The storm that dumped snow and drenched the area in a deluge of rain having passed, today revealed a stark white Mount Shasta. Low clouds drifted through the area constantly and it wasn’t until the afternoon that the skies around the mountain really opened up, but once it cleared, the mountain glittered in the sunlight.
The real highlight came in the mid-afternoon. I took my daughter to her dance class and I had an hour to kill with her brothers before picking her up. As the kids ran around Sisson Meadow, a nice lenticular formed over the mountain. Making the scene even more interesting was the filtered light that gave Mount Shasta a dappled appearance. The light also highlighted a lot of Shasta’s features, especially those around Avalanche Gulch.

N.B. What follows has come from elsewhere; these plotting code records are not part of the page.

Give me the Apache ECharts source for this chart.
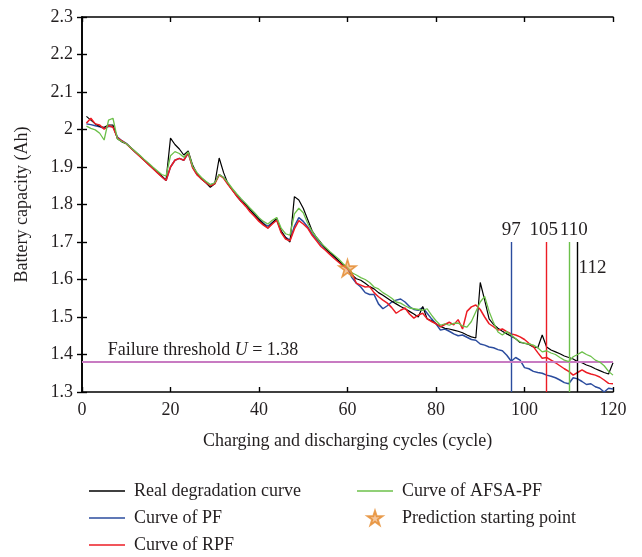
<!DOCTYPE html>
<html>
<head>
<meta charset="utf-8">
<script src="https://cdn.jsdelivr.net/npm/echarts@6/dist/echarts.min.js"></script>
<style>
  html, body { margin: 0; padding: 0; background: #fff; }
  #chart { width: 642px; height: 557px; }
</style>
</head>
<body>
<div id="chart"></div>
<script>
  // cycles 1..120
  var cycles = []
  for (var i = 1; i <= 120; i++) cycles.push(i)

  var real = [
    2.035, 2.025, 2.015, 2.008, 2.006, 2.012, 2.012, 1.975, 1.967, 1.962,
    1.951, 1.940, 1.930, 1.919, 1.908, 1.897, 1.887, 1.876, 1.865, 1.977,
    1.960, 1.948, 1.932, 1.943, 1.905, 1.882, 1.868, 1.858, 1.846, 1.855,
    1.924, 1.885, 1.855, 1.838, 1.822, 1.808, 1.800, 1.785, 1.772, 1.760,
    1.748, 1.737, 1.750, 1.764, 1.730, 1.712, 1.700, 1.821, 1.812, 1.790,
    1.760, 1.730, 1.712, 1.698, 1.683, 1.672, 1.662, 1.650, 1.640, 1.630,
    1.612, 1.602, 1.598, 1.590, 1.581, 1.575, 1.565, 1.558, 1.550, 1.542,
    1.535, 1.528, 1.522, 1.515, 1.508, 1.500, 1.528, 1.495, 1.490, 1.482,
    1.475, 1.470, 1.468, 1.465, 1.462, 1.458, 1.452, 1.447, 1.444, 1.592,
    1.545, 1.495, 1.480, 1.470, 1.462, 1.455, 1.449, 1.442, 1.432, 1.430,
    1.427, 1.420, 1.418, 1.452, 1.420, 1.412, 1.407, 1.402, 1.396, 1.392,
    1.388, 1.381, 1.378, 1.372, 1.368, 1.362, 1.357, 1.352, 1.348, 1.378
  ]
  var pf = [
    2.015, 2.013, 2.010, 2.007, 2.003, 2.008, 2.008, 1.980, 1.970, 1.963,
    1.952, 1.941, 1.930, 1.919, 1.908, 1.897, 1.886, 1.875, 1.864, 1.900,
    1.918, 1.923, 1.918, 1.937, 1.900, 1.880, 1.870, 1.860, 1.852, 1.857,
    1.880, 1.872, 1.855, 1.840, 1.825, 1.812, 1.800, 1.788, 1.775, 1.762,
    1.750, 1.742, 1.752, 1.760, 1.728, 1.712, 1.705, 1.742, 1.765, 1.755,
    1.740, 1.722, 1.708, 1.694, 1.682, 1.671, 1.660, 1.649, 1.639, 1.630,
    1.605, 1.590, 1.580, 1.565, 1.560, 1.560, 1.535, 1.522, 1.530, 1.540,
    1.545, 1.548, 1.540, 1.528, 1.520, 1.518, 1.525, 1.510, 1.495, 1.482,
    1.465, 1.468, 1.462, 1.455, 1.450, 1.452, 1.446, 1.440, 1.438, 1.428,
    1.425, 1.420, 1.418, 1.413, 1.410, 1.398, 1.382, 1.392, 1.385, 1.365,
    1.362, 1.355, 1.352, 1.350, 1.345, 1.342, 1.338, 1.332, 1.325, 1.322,
    1.338, 1.335, 1.328, 1.320, 1.322, 1.314, 1.310, 1.300, 1.310, 1.308
  ]
  var rpf = [
    2.017, 2.030, 2.015, 2.012, 2.001, 2.010, 2.006, 1.978, 1.970, 1.962,
    1.951, 1.940, 1.929, 1.918, 1.907, 1.896, 1.885, 1.874, 1.864, 1.900,
    1.918, 1.923, 1.918, 1.938, 1.898, 1.879, 1.868, 1.858, 1.850, 1.855,
    1.879, 1.870, 1.853, 1.838, 1.822, 1.808, 1.795, 1.780, 1.768, 1.755,
    1.745, 1.737, 1.748, 1.758, 1.725, 1.708, 1.703, 1.735, 1.757, 1.748,
    1.737, 1.718, 1.703, 1.688, 1.678, 1.667, 1.656, 1.646, 1.636, 1.628,
    1.617, 1.590, 1.585, 1.580, 1.581, 1.565, 1.554, 1.545, 1.537, 1.525,
    1.510, 1.518, 1.524, 1.508, 1.497, 1.505, 1.510, 1.495, 1.488, 1.482,
    1.474, 1.480, 1.486, 1.479, 1.493, 1.468, 1.515, 1.527, 1.532, 1.520,
    1.500, 1.482, 1.474, 1.465, 1.468, 1.461, 1.455, 1.452, 1.447, 1.440,
    1.430, 1.421, 1.405, 1.390, 1.392, 1.385, 1.378, 1.370, 1.362, 1.355,
    1.345, 1.352, 1.359, 1.352, 1.348, 1.345, 1.340, 1.332, 1.323, 1.322
  ]
  var afsa = [
    2.009, 2.003, 1.999, 1.990, 1.972, 2.025, 2.030, 1.975, 1.968, 1.962,
    1.952, 1.942, 1.932, 1.921, 1.911, 1.900, 1.890, 1.880, 1.876, 1.930,
    1.941, 1.936, 1.926, 1.940, 1.902, 1.885, 1.872, 1.862, 1.853, 1.858,
    1.880, 1.872, 1.858, 1.842, 1.828, 1.815, 1.803, 1.790, 1.778, 1.765,
    1.755, 1.748, 1.758, 1.765, 1.737, 1.722, 1.718, 1.775, 1.790, 1.778,
    1.750, 1.728, 1.712, 1.697, 1.686, 1.675, 1.665, 1.655, 1.642, 1.632,
    1.618, 1.612, 1.605, 1.600, 1.592, 1.580, 1.575, 1.565, 1.558, 1.550,
    1.540, 1.537, 1.530, 1.524, 1.522, 1.520, 1.518, 1.522, 1.505, 1.490,
    1.478, 1.482, 1.478, 1.483, 1.484, 1.476, 1.473, 1.488, 1.514, 1.540,
    1.555, 1.515, 1.485, 1.460, 1.452, 1.461, 1.452, 1.442, 1.434, 1.430,
    1.428, 1.425, 1.418, 1.407, 1.410, 1.404, 1.400, 1.392, 1.385, 1.381,
    1.394, 1.400, 1.407, 1.400, 1.395, 1.385, 1.380, 1.370, 1.355, 1.345
  ]
  var startPoint = [60, 1.63]
  var threshold = 1.38
  var failCycles = [97, 105, 110, 112]

  var font = 'Liberation Serif'
  var ink = '#231f20'
  var cBlack = '#000000'
  var cBlue = '#2b4c9e'
  var cRed = '#ec1c24'
  var cGreen = '#6cc04a'
  var cStar = '#e5892c'
  var star = 'path://M50,2 L61,36 L97,36 L68,57 L79,92 L50,71 L21,92 L32,57 L3,36 L39,36 Z'
  var lineIcon = 'path://M0,0 L36,0 L36,1.4 L0,1.4 Z'

  function pairs (vals) {
    return cycles.map(function (c, k) { return [c, vals[k]] })
  }

  var chart = echarts.init(document.getElementById('chart'))

  var axisBase = {
    type: 'value',
    axisLine: { show: true, lineStyle: { color: '#000', width: 1.6 } },
    axisTick: { show: true, inside: true, length: 5, lineStyle: { color: '#000', width: 1.4 } },
    splitLine: { show: false }
  }

  var vColors = [cBlue, cRed, cGreen, cBlack]
  var vLines = failCycles.map(function (c, k) {
    return [
      { coord: [c, 1.3], lineStyle: { color: vColors[k], width: 1.4, type: 'solid' } },
      { coord: [c, 1.7] }
    ]
  })

  var legendText = { fontFamily: font, fontSize: 18, color: ink, padding: [0, 0, 0, 4] }

  var option = {
    animation: false,
    textStyle: { fontFamily: font, color: ink },
    grid: { left: 82, right: 29, top: 17, bottom: 165 },
    xAxis: [
      Object.assign({}, axisBase, {
        min: 0, max: 120, interval: 20,
        name: 'Charging and discharging cycles (cycle)',
        nameLocation: 'middle', nameGap: 40,
        nameTextStyle: { fontFamily: font, fontSize: 18, color: ink },
        axisLabel: { fontFamily: font, fontSize: 18, color: ink, margin: 9 }
      }),
      Object.assign({}, axisBase, {
        position: 'top', min: 0, max: 120, interval: 20,
        axisLabel: { show: false }
      })
    ],
    yAxis: [
      Object.assign({}, axisBase, {
        min: 1.3, max: 2.3, interval: 0.1,
        name: 'Battery capacity (Ah)',
        nameLocation: 'middle', nameGap: 51,
        nameTextStyle: { fontFamily: font, fontSize: 18, color: ink },
        axisLabel: {
          fontFamily: font, fontSize: 18, color: ink, margin: 9,
          formatter: function (v) { return String(+v.toFixed(1)) }
        }
      }),
      Object.assign({}, axisBase, {
        position: 'right', min: 1.3, max: 2.3, interval: 0.1,
        axisLabel: { show: false }
      })
    ],
    legend: [{
      data: [
        { name: 'Real degradation curve', icon: lineIcon },
        { name: 'Curve of PF', icon: lineIcon },
        { name: 'Curve of RPF', icon: lineIcon }
      ],
      orient: 'vertical', left: 84, top: 477, height: 80,
      itemWidth: 36, itemHeight: 14, itemGap: 9,
      textStyle: legendText
    }, {
      data: [
        { name: 'Curve of AFSA-PF', icon: lineIcon },
        'Prediction starting point'
      ],
      orient: 'vertical', left: 352, top: 477, height: 80,
      itemWidth: 36, itemHeight: 14, itemGap: 9,
      textStyle: legendText
    }],
    series: [{
      name: 'Real degradation curve',
      type: 'line',
      data: pairs(real),
      symbol: 'none',
      lineStyle: { color: cBlack, width: 1.2 },
      itemStyle: { color: cBlack },
      z: 3,
      markLine: {
        silent: true,
        symbol: 'none',
        label: { show: false },
        data: vLines.concat([
          [{ coord: [0, threshold], lineStyle: { color: '#c87bc2', width: 2, type: 'solid' } },
           { coord: [120, threshold] }]
        ])
      },
      markPoint: {
        silent: true,
        symbol: 'circle',
        symbolSize: 0,
        data: [
          { coord: [97, 1.7], label: { show: true, position: 'top', distance: 2, formatter: '97' } },
          { coord: [105, 1.7], label: { show: true, position: 'top', distance: 2, offset: [-3, 0], formatter: '105' } },
          { coord: [110, 1.7], label: { show: true, position: 'top', distance: 2, offset: [5, 0], formatter: '110' } },
          { coord: [112, 1.63], label: { show: true, position: 'right', distance: 1, formatter: '112' } },
          { coord: [5.8, threshold], label: {
              show: true, position: 'right', distance: 0, offset: [0, -12],
              formatter: '{a|Failure threshold }{i|U}{a| = 1.38}',
              rich: {
                a: { fontFamily: font, fontSize: 18, color: ink },
                i: { fontFamily: font, fontSize: 18, color: ink, fontStyle: 'italic' }
              }
            } }
        ],
        label: { fontFamily: font, fontSize: 19, color: ink }
      }
    }, {
      name: 'Curve of PF',
      type: 'line',
      data: pairs(pf),
      symbol: 'none',
      lineStyle: { color: cBlue, width: 1.5 },
      itemStyle: { color: cBlue },
      z: 2
    }, {
      name: 'Curve of RPF',
      type: 'line',
      data: pairs(rpf),
      symbol: 'none',
      lineStyle: { color: cRed, width: 1.5 },
      itemStyle: { color: cRed },
      z: 4
    }, {
      name: 'Curve of AFSA-PF',
      type: 'line',
      data: pairs(afsa),
      symbol: 'none',
      lineStyle: { color: cGreen, width: 1.3 },
      itemStyle: { color: cGreen },
      z: 5
    }, {
      name: 'Prediction starting point',
      type: 'scatter',
      data: [startPoint],
      symbol: star,
      symbolSize: 17,
      itemStyle: { color: 'rgba(236,160,90,0.75)', borderColor: cStar, borderWidth: 1.6 },
      z: 6
    }]
  }
  chart.setOption(option)
</script>
</body>
</html>
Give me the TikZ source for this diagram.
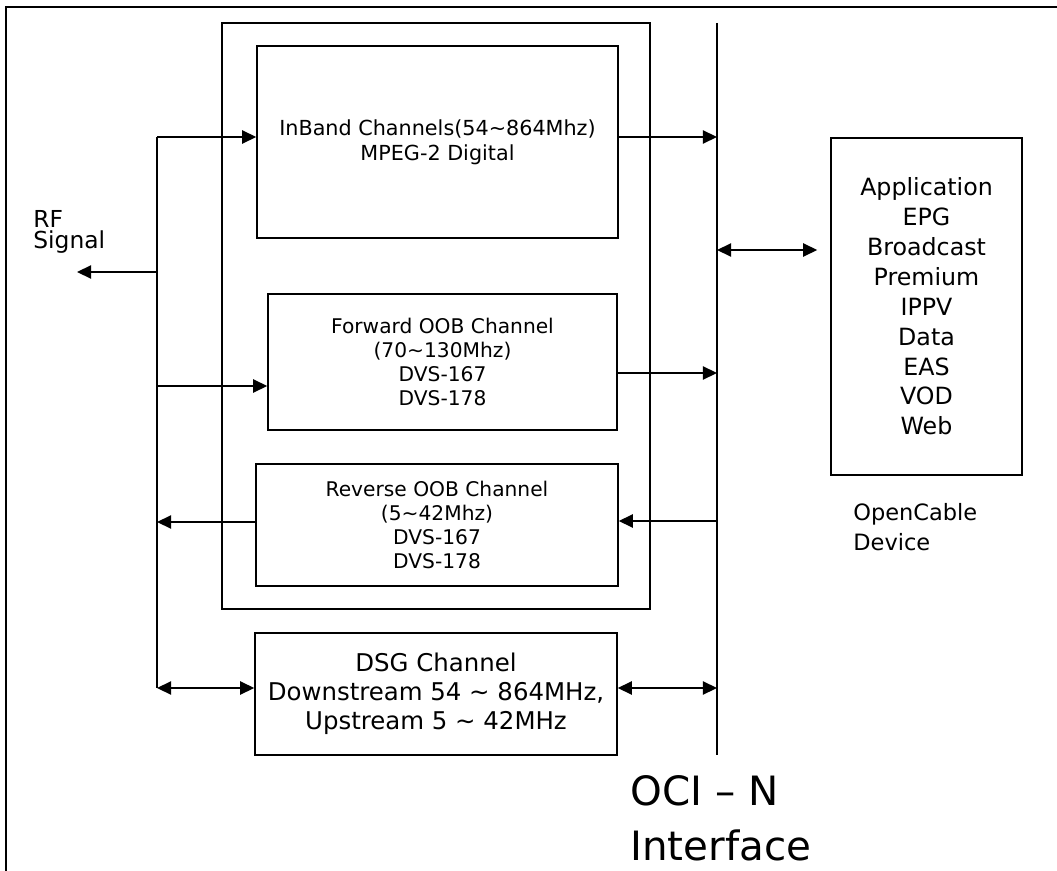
\documentclass[tikz,border=0pt]{standalone}
\usepackage{fontspec}
\setmainfont{DejaVu Sans}
\usepackage{tikz}
\usetikzlibrary{shapes.geometric, arrows.meta}
\tikzstyle{frame} = [line width=0.9pt]
\tikzstyle{container} = [rectangle, draw=black, line width=0.9pt, minimum width=8.56cm, minimum height=11.72cm]
\tikzstyle{channel} = [rectangle, draw=black, line width=0.9pt, inner sep=0pt, align=center,
font=\fontsize{11.5}{13.6}\selectfont]
\tikzstyle{dsgbox} = [rectangle, draw=black, line width=0.9pt, inner sep=0pt, align=center,
minimum width=7.24cm, minimum height=2.44cm, font=\fontsize{13.9}{16.4}\selectfont]
\tikzstyle{device} = [rectangle, draw=black, line width=0.9pt, inner sep=0pt, align=center,
minimum width=3.82cm, minimum height=6.74cm, font=\fontsize{13.5}{17}\selectfont]
\tikzstyle{caption} = [inner sep=0pt, align=left, anchor=north west]
\tikzstyle{arrow} = [line width=0.9pt, -{Triangle[length=8pt, width=7.5pt]}]
\tikzstyle{darrow} = [line width=0.9pt, {Triangle[length=8pt, width=7.5pt]}-{Triangle[length=8pt, width=7.5pt]}]

\begin{document}
\begin{tikzpicture}[x=0.02cm, y=-0.02cm]
\useasboundingbox (0,0) rectangle (1057,871);

% ------------------------- nodes -------------------------

% ----- frame
\draw[frame] (1057,7) -- (6,7) -- (6,871);
% ----- node: tuner
\node(tuner)[container] at (436,316) {};
% ----- node: inband
\node(inband)[channel, minimum width=7.22cm, minimum height=3.84cm, font=\fontsize{11.8}{14.2}\selectfont]
at (437.5,142) {InBand Channels(54\textasciitilde864Mhz)\\MPEG-2 Digital};
% ----- node: fwd
\node(fwd)[channel, minimum width=6.98cm, minimum height=2.72cm] at (442.5,362)
{Forward OOB Channel\\(70\textasciitilde130Mhz)\\DVS-167\\DVS-178};
% ----- node: rev
\node(rev)[channel, minimum width=7.24cm, minimum height=2.44cm] at (437,525)
{Reverse OOB Channel\\(5\textasciitilde42Mhz)\\DVS-167\\DVS-178};
% ----- node: dsg
\node(dsg)[dsgbox] at (436,694)
{DSG Channel\\Downstream 54 \textasciitilde{} 864MHz,\\Upstream 5 \textasciitilde{} 42MHz};
% ----- node: app
\node(app)[device] at (926.5,306.5)
{Application\\EPG\\Broadcast\\Premium\\IPPV\\Data\\EAS\\VOD\\Web};
% ----- labels
\node(rfsig)[caption, font=\fontsize{13.3}{11.9}\selectfont] at (33,210) {RF\\Signal};
\node(ocdev)[caption, font=\fontsize{12.8}{17}\selectfont] at (853,503) {OpenCable\\Device};
\node(ocin)[caption, font=\fontsize{23}{31.2}\selectfont] at (630,775) {OCI -- N\\Interface};

% ----- bus and interface
\coordinate(bustop) at (157,137);
\coordinate(busbot) at (157,688);
\coordinate(ocitop) at (717,23);
\coordinate(ocibot) at (717,755);
\coordinate(rfend) at (77,272);

% ------------------------- connections -------------------------
\draw[frame](bustop)--(busbot);
\draw[frame](ocitop)--(ocibot);
\draw[arrow](bustop)--(inband.west |- bustop);
\draw[arrow](inband.east |- bustop)--(ocitop |- bustop);
\draw[arrow](rfend -| bustop)--(rfend);
\draw[arrow](bustop |- 0,386)--(fwd.west |- 0,386);
\draw[arrow](fwd.east |- 0,373)--(ocitop |- 0,373);
\draw[arrow](ocitop |- 0,521)--(rev.east |- 0,521);
\draw[arrow](rev.west |- 0,522)--(bustop |- 0,522);
\draw[darrow](busbot)--(dsg.west |- busbot);
\draw[darrow](dsg.east |- busbot)--(ocitop |- busbot);
\draw[darrow, shorten >=0.26cm](ocitop |- 0,250)--(app.west |- 0,250);

\end{tikzpicture}
\end{document}
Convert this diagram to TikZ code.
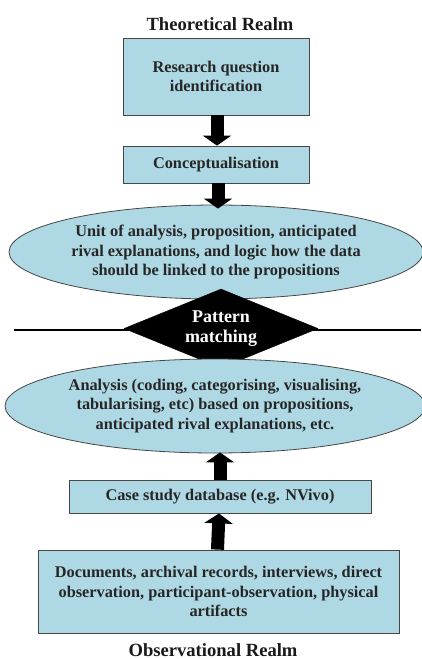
\documentclass[tikz,border=0pt]{standalone}
\usepackage{fontspec}
\setmainfont{Liberation Serif}
\usetikzlibrary{shapes.geometric,arrows.meta}
\definecolor{boxblue}{RGB}{174,216,228}
\definecolor{edgegray}{RGB}{70,70,70}
\tikzset{
  x=1pt, y=-1pt,
  txt/.style={font=\fontsize{16.3}{19.8}\selectfont\bfseries, align=center, text=black!85},
  realm/.style={font=\fontsize{18.6}{20}\selectfont\bfseries, text=black!90},
  stepbox/.style={txt, draw=edgegray, line width=0.8pt, fill=boxblue, inner sep=0pt},
  oval/.style={txt, ellipse, draw=edgegray, line width=0.8pt, fill=boxblue, inner sep=0pt},
  blockarrow/.style={line width=13pt, -{Triangle[width=28pt,length=10pt]}},
}
\begin{document}
\begin{tikzpicture}
\useasboundingbox (0,0) rectangle (421,659);

\node[realm] (top) at (220,24) {Theoretical Realm};

\node[stepbox, minimum width=186pt, minimum height=77pt] (rq) at (216,76.5)
  {Research question\\identification};
\node[stepbox, minimum width=186pt, minimum height=37pt] (cp) at (216,164.5)
  {Conceptualisation};
\node[oval, minimum width=414pt, minimum height=94pt] (unit) at (216,252)
  {Unit of analysis, proposition, anticipated\\rival explanations, and logic how the data\\should be linked to the propositions};

% boundary between the two realms
\coordinate (lineL) at (14,330);
\coordinate (lineR) at (421,330);
\draw[line width=2pt] (lineL) -- (lineR);
\node[diamond, fill=black, draw=black, minimum width=194pt, minimum height=79pt, aspect=2.45, inner sep=0pt,
      txt, font=\fontsize{18}{20}\selectfont\bfseries, text=white] (pm) at (221,328.5) {Pattern\\matching};

\node[oval, minimum width=420pt, minimum height=94pt] (ana) at (215,406)
  {Analysis (coding, categorising, visualising,\\tabularising, etc) based on propositions,\\anticipated rival explanations, etc.};
\node[stepbox, minimum width=302pt, minimum height=33pt] (db) at (220,496.5)
  {Case study database (e.g. NVivo)};
\node[stepbox, minimum width=361pt, minimum height=83pt] (src) at (218.5,591.5)
  {Documents, archival records, interviews, direct\\observation, participant-observation, physical\\artifacts};

\node[realm] (bottom) at (213,650) {Observational Realm};

% flow arrows
\draw[blockarrow] ([xshift=1pt]rq.south) -- ([xshift=1pt]cp.north);
\draw[blockarrow] ([xshift=2pt]cp.south) -- ([xshift=2pt,yshift=-4pt]unit.north);
\draw[blockarrow] ([xshift=0pt]db.north) -- ([xshift=5pt,yshift=1pt]ana.south);
\draw[blockarrow] ([xshift=-1pt]src.north) -- ([xshift=-1pt]db.south);
\end{tikzpicture}
\end{document}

Snow covered everything and the features that jutted out of the flanks to for the jagged landscape were thickly coated with rime ice.
Click and enlarge this one to see the detail.
After picking my daughter up, I thought it might be good to head north and check out the sunset from the Shasta Valley. The storm has resuscitated one of my favorite sunset spots where, during wet winters, it is possible to get reflections of the mountain when the wind is not blowing. Unfortunately, the wind is often blowing in the valley and this was the case tonight. Even more frustrating, the lenticular had faded into an uninteresting splotch in the sky. There would be no distinctive sunset tonight.
The lenticular was still there, but not much was left.
Despite the disappointment in not getting either a lenticular sunset or a nice reflection (or both), the conditions were still beautiful. Even Black Butte was looking unusually scenic, with just a hint of alpenglow on the highest point of the little mountain.
While all the other features were absent, Mount Shasta itself never fails to disappoint. In this case, the mountain was showing off its new snow with a billow plume being blasted off of Shastina. The plume itself was in Shastina’s shadow but it contrasted dramatically against the fledgling alpenglow that now drenched the higher flanks of Mount Shasta itself.
It was one of those scenes that just looked big. I was grateful to have a chance to watch it while all my kids climbed on rocks, through stones in the puddles and just ran around noisily in the Shasta Valley wind. It was nice break from the stormy weather and, all in all, a nice reminder of how awesome Mount Shasta really is.